Now and then - as when he discusses his childhood discovery of English literature and his ideas for teaching others "the beautiful arrangement of words" - Watson's style takes lyrical flight. More often, it sinks in syntactical quicksand: "The difference between the feigned spontaneity, outrage and excitement seen in authoritarian societies and dictatorships is different solely in degree from democratic leaders who are agitated only by what agitates public opinion." Of the poverty of public prose, he notes: "You write for your audience and your audience knows fewer words than it used to." Perhaps he underestimates it.
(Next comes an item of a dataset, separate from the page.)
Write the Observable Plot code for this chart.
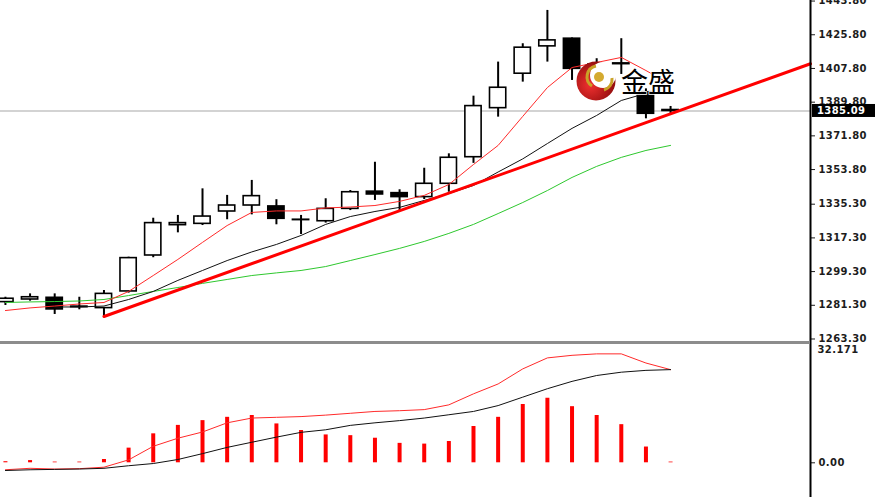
<!DOCTYPE html>
<html><head><meta charset="utf-8">
<script src="https://cdn.jsdelivr.net/npm/d3@7"></script>
<script src="https://cdn.jsdelivr.net/npm/@observablehq/plot@0.6"></script>
<style>
html,body{margin:0;padding:0;background:#fff;}
#wrap{position:relative;width:875px;height:497px;overflow:hidden;background:#fff;}
#wrap svg{position:absolute;left:0;display:block;}
</style></head><body><div id="wrap"></div>
<script>
// ---- data ----
const bars   = [0,1,2,3,4,5,6,7,8,9,10,11,12,13,14,15,16,17,18,19,20,21,22,23,24,25,26,27];
const opens  = [1283.0,1284.4,1285.3,1280.6,1279.8,1288.7,1307.9,1324.1,1324.8,1331.4,1334.6,1334.1,1327.0,1326.2,1332.8,1342.0,1341.2,1339.1,1346.2,1360.4,1386.6,1405.0,1419.6,1423.7,1408.5,1410.5,1395.1,1385.6];
const highs  = [1285.6,1287.4,1287.4,1285.6,1289.2,1307.0,1327.8,1329.3,1343.5,1340.0,1348.0,1337.7,1329.3,1338.2,1342.6,1357.7,1343.0,1354.5,1362.2,1393.0,1411.2,1421.0,1438.8,1424.1,1413.0,1423.7,1396.9,1387.5];
const lows   = [1281.2,1283.5,1276.4,1278.9,1274.9,1287.8,1306.7,1320.0,1323.9,1327.0,1329.6,1324.3,1319.1,1325.2,1331.9,1337.3,1331.9,1337.8,1341.7,1357.1,1381.8,1400.5,1411.2,1401.4,1398.8,1404.6,1380.9,1383.2];
const closes = [1284.8,1285.6,1279.1,1280.3,1287.4,1306.5,1325.2,1325.2,1328.7,1334.6,1339.6,1327.5,1326.8,1332.8,1341.7,1340.5,1339.1,1346.2,1360.1,1387.7,1397.5,1418.9,1422.8,1407.6,1410.0,1410.1,1383.6,1385.09];
const maRed   = [1278.5,1279.9,1280.9,1282.0,1282.8,1288.7,1297.2,1305.8,1314.9,1323.9,1330.9,1331.7,1331.7,1333.3,1333.8,1334.6,1336.8,1340.0,1345.8,1356.5,1366.7,1382.2,1397.6,1408.3,1411.0,1413.7,1406.7,1399.3];
const maBlack = [null,null,1280.4,1280.4,1280.9,1284.4,1288.7,1294.6,1299.9,1305.2,1309.8,1313.8,1318.6,1324.5,1328.7,1331.4,1333.6,1337.3,1341.0,1345.3,1352.5,1359.5,1367.7,1375.8,1382.7,1390.7,1394.5,null];
const maGreen = [1282.8,1283.1,1283.3,1283.6,1284.4,1286.5,1288.7,1290.8,1293.0,1295.1,1297.2,1298.6,1299.9,1302.0,1305.2,1308.4,1311.7,1315.4,1319.7,1324.5,1330.3,1336.2,1342.6,1349.6,1355.5,1360.3,1364.0,1366.7];
const trendBars   = [4, 32.68];
const trendPrices = [1275.3, 1410.3];
const priceTicks = [1443.80,1425.80,1407.80,1389.80,1371.80,1353.80,1335.30,1317.30,1299.30,1281.30,1263.30];
const lastPrice = 1385.09;
const macdHist  = [0.3,0.6,0.2,0.2,0.9,4.0,7.9,10.2,11.5,12.4,12.9,10.6,8.8,7.6,7.4,6.7,5.3,5.1,5.8,9.9,12.4,15.9,17.6,15.3,12.9,10.4,4.3,0.2];
const macdRed   = [-1.9,-1.5,-1.7,-1.6,-1.2,0.8,4.5,6.7,8.4,10.9,12.2,12.4,12.6,13.0,13.5,14.0,14.2,14.5,15.8,18.8,21.5,25.6,28.6,29.3,29.7,29.7,27.2,25.4];
const macdBlack = [-2.1,-1.9,-1.8,-1.7,-1.5,-0.8,-0.2,0.9,2.5,4.2,5.6,7.0,8.3,9.0,10.2,10.9,11.5,12.2,13.1,14.0,15.6,17.9,20.2,22.2,23.8,24.7,25.2,25.4];
const macdMaxLabel = 32.171;
const macdTicks = [0];
const brandText = "金盛";

// ---- layout ----
const xDomain = [-0.2, 32.68];
const priceDomain = [1261.96, 1444.1];
const macdDomain = [-9.46, 33.07];
const W = 875, RM = 65, TOPH = 341, BOTH = 156;

const candles = bars.map((i,k)=>({i, o:opens[k], h:highs[k], l:lows[k], c:closes[k]}));
const up = candles.filter(d=>d.c>=d.o), down = candles.filter(d=>d.c<d.o);
const series = arr => bars.map((i,k)=>({i, v: arr[k]==null ? NaN : arr[k]}));
const trend = trendBars.map((i,k)=>({i, v: trendPrices[k]}));
const bw = 0.33;
const axisStyle = {fontFamily:"DejaVu Sans", fontSize:"10px", fontWeight:"bold", color:"#1c1c1c", background:"transparent", overflow:"visible", letterSpacing:"0.4px"};

const topPlot = Plot.plot({
  width: W, height: TOPH, marginLeft: 0, marginRight: RM, marginTop: 0, marginBottom: 0,
  x: {domain: xDomain, axis: null},
  y: {domain: priceDomain, axis: "right", ticks: priceTicks, tickFormat: d=>d.toFixed(2), tickSize: 4, tickPadding: 4, label: null},
  style: axisStyle,
  marks: [
    Plot.ruleY([lastPrice], {stroke:"#c4c4c4", strokeWidth:1.5}),
    Plot.ruleX(candles, {x:"i", y1:"l", y2:"h", stroke:"black", strokeWidth:2}),
    Plot.rect(up, {x1:d=>d.i-bw, x2:d=>d.i+bw, y1:"o", y2:"c", fill:"white", stroke:"black", strokeWidth:1.6}),
    Plot.rect(down, {x1:d=>d.i-bw, x2:d=>d.i+bw, y1:"o", y2:"c", fill:"black", stroke:"black", strokeWidth:1.6}),
    Plot.line(series(maGreen), {x:"i", y:"v", stroke:"#2ec82e", strokeWidth:1}),
    Plot.line(series(maBlack), {x:"i", y:"v", stroke:"#111", strokeWidth:1}),
    Plot.line(series(maRed), {x:"i", y:"v", stroke:"#ff2a2a", strokeWidth:1}),
    Plot.line(trend, {x:"i", y:"v", stroke:"#ff0000", strokeWidth:3}),
    Plot.ruleX([xDomain[1]], {stroke:"black", strokeWidth:2})
  ]
});
topPlot.style.top = "0px";

const botPlot = Plot.plot({
  width: W, height: BOTH, marginLeft: 0, marginRight: RM, marginTop: 0, marginBottom: 0,
  x: {domain: xDomain, axis: null},
  y: {domain: macdDomain, axis: "right", ticks: macdTicks, tickFormat: d=>d.toFixed(2), tickSize: 4, tickPadding: 4, label: null},
  style: axisStyle,
  marks: [
    Plot.ruleX(series(macdHist), {x:"i", y1:0, y2:"v", stroke:"#ff0000", strokeWidth:4}),
    Plot.line(series(macdRed), {x:"i", y:"v", stroke:"#ff2a2a", strokeWidth:1}),
    Plot.line(series(macdBlack), {x:"i", y:"v", stroke:"#111", strokeWidth:1}),
    Plot.text([macdMaxLabel], {x: () => xDomain[1], y: d=>d, text: d=>d.toFixed(3), dx: 7, dy: 5, textAnchor:"start", fill:"#1c1c1c"}),
    Plot.ruleX([xDomain[1]], {stroke:"black", strokeWidth:2})
  ]
});
botPlot.style.top = TOPH + "px";

const wrap = document.getElementById("wrap");
wrap.appendChild(botPlot);
wrap.appendChild(topPlot);

// panel separator (stops at the price axis), through the lower plot's scales
const bx = botPlot.scale("x"), by = botPlot.scale("y");
d3.select(botPlot).append("line")
  .attr("x1", bx.apply(xDomain[0])).attr("x2", bx.apply(xDomain[1]))
  .attr("y1", by.apply(macdDomain[1]) + 1.5).attr("y2", by.apply(macdDomain[1]) + 1.5)
  .attr("stroke", "#8c8c8c").attr("stroke-width", 3);

// last price label box, positioned through the plot's scales
const sx = topPlot.scale("x"), sy = topPlot.scale("y");
const svg = d3.select(topPlot);
const px = sx.apply(xDomain[1]) + 2, py = sy.apply(lastPrice);
svg.append("rect").attr("x", px).attr("y", py-6.5).attr("width", W-px).attr("height", 13).attr("fill", "black");
svg.append("text").attr("x", px+5).attr("y", py).attr("dy","0.35em").attr("fill","white").attr("text-anchor","start")
  .attr("font-family","DejaVu Sans").attr("font-size",10).attr("font-weight","bold").attr("letter-spacing","0.4px")
  .text(lastPrice.toFixed(2));

// watermark logo
const defs = svg.append("defs");
const grad = defs.append("radialGradient").attr("id","lg").attr("cx","35%").attr("cy","60%").attr("r","70%");
grad.append("stop").attr("offset","0%").attr("stop-color","#f03030");
grad.append("stop").attr("offset","100%").attr("stop-color","#8a0a0a");
const logo = svg.append("g");
logo.append("circle").attr("cx",596).attr("cy",81).attr("r",19.5).attr("fill","url(#lg)");
logo.append("circle").attr("cx",603).attr("cy",75).attr("r",13).attr("fill","white");
logo.append("path").attr("d","M596,66 A11,11 0 0,0 592,86").attr("fill","none").attr("stroke","#c9a227").attr("stroke-width",3);
logo.append("path").attr("d","M612,78 A11,11 0 0,1 604,90").attr("fill","none").attr("stroke","#c9a227").attr("stroke-width",3);
logo.append("circle").attr("cx",599).attr("cy",77).attr("r",5).attr("fill","#d4aa30");
logo.append("text").attr("x",621).attr("y",92).attr("text-anchor","start").attr("font-family","Noto Sans CJK SC").attr("font-size",27)
  .attr("font-weight","normal").attr("letter-spacing","0px")
  .attr("fill","black").attr("stroke","white").attr("stroke-width",1.5).attr("paint-order","stroke").text(brandText);
</script></body></html>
"Masses, numbers, are invariably idiotic," Watson writes, quoting Flaubert. But he can't seem to decide whether democracy and mass culture are the perpetrators or the victims of public language's decay. By repeatedly denying that Australia is on the brink of fascism or neo-Stalinism, he plants the idea that too much official waffle could push it over the edge. Yet he also observes that "culture, language included, always has to pay a tithe to social progress and democracy. Standards are bound to slip." When the masses can read, vote, go to university and buy shares, they tend to demand more information. That means more letters, speeches, reports and policy papers. But good writers don't multiply so fast. We can hope to find (even strive to produce) a Gettysburg address or a Letter to a Noble Lord. But, just as in Lincoln's or Burke's day, the odds are that we won't.